La sentenza - Terremoto nel retroporto di Gioia Tauro, il sito d’oro ex Enel al Corap: i giudici rilanciano l’ente in liquidazione - Notizie

VIDEO | La sentenza della Corte d'Appello toglie la proprietà all'Autorità di sistema e l'assegna agli uffici che per conto della Regione si occupano della industrializzazione 

di Agostino Pantano

Rimette in pista un ente sub regionale in liquidazione, la sentenza della Corte d’Appello di Reggio Calabria che riassegna al Corap la proprietà dell’area ex Enel nel retroporto di Gioia Tauro. I giudici, chiamati a decidere in un contenzioso nato nel 2002, hanno dato credito alla perizia elaborata dal Ctu Sebastiano Biondo nella cui relazione viene ricostruita la storia di ben 108+45 particelle di un’area di circa 100 ettari che un tempo erano stati destinati alla mai avvenuta costruzione di una centrale a carbone.

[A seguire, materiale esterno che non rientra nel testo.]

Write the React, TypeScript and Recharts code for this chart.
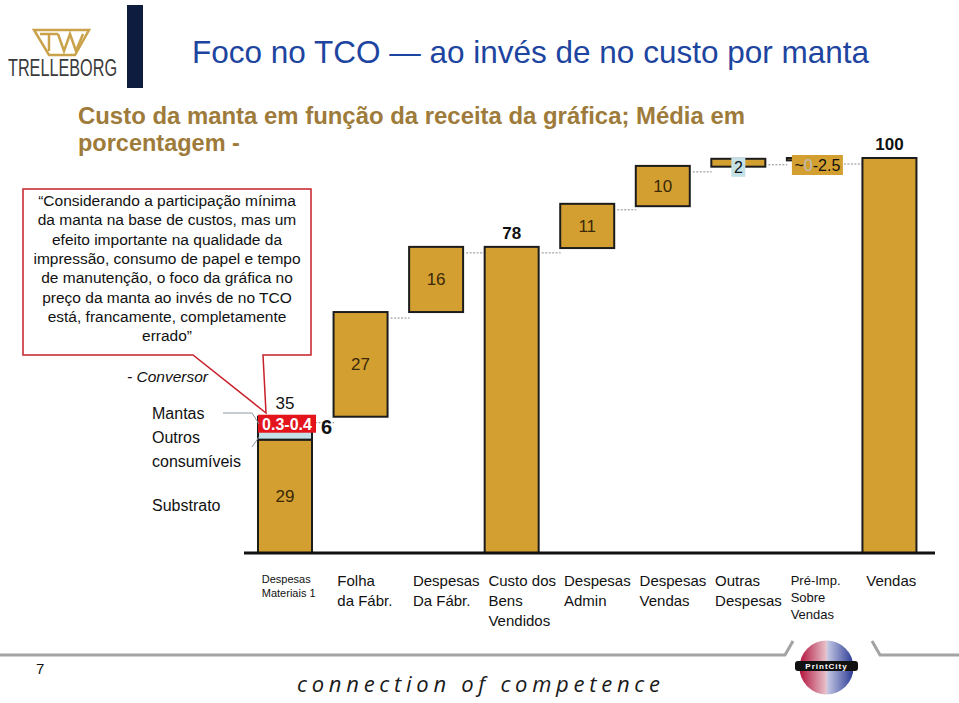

La contestazione del consorzio per l’industrializzazione, esecutore per conto dell’ex Cassa per il Mezzogiorno di molte opere di completamento dell’area portuale e non solo, riguardava il “verbale di delimitazione” vergato dall’autorità marittima ai tempio in cui presidente dell’autorità portuale era Giuseppe Guacci. La sentenza dei giudici, che hanno parzialmente accolto l’Appello contro il pronunciamento di Primo grado – che aveva dato ragione agli enti statali – si abbatte come una tegola anche se può essere proposto ricorso in Cassazione.

Un piccolo terremoto perché l’Autorità di sistema portuale, attraverso il presidente Andrea Agostinelli, aveva annunciato la volontà di bonificare l’area per destinarla a nuove attività – non mancherebbero infatti le imprese interessate a insediarsi nel sito d’oro che si trova tra la rete di recinzione del terminal container e l’asse viario del Corap. Proprio il consorzio, che il presidente occhiuto non senza polemici stop and go ha affidato al commissario liquidatore Sergio Riitano, incorpora nel suo patrimonio un bene che potrebbe essere utilizzato anche a ripianare i debiti oppure, come sembra più probabile, a far uscire dalle secche un ente che ha una novantina di addetti sul cui destino – vista la crisi di funzione tra depurazione e industrializzazione – fin qui non è stata precisata al meglio.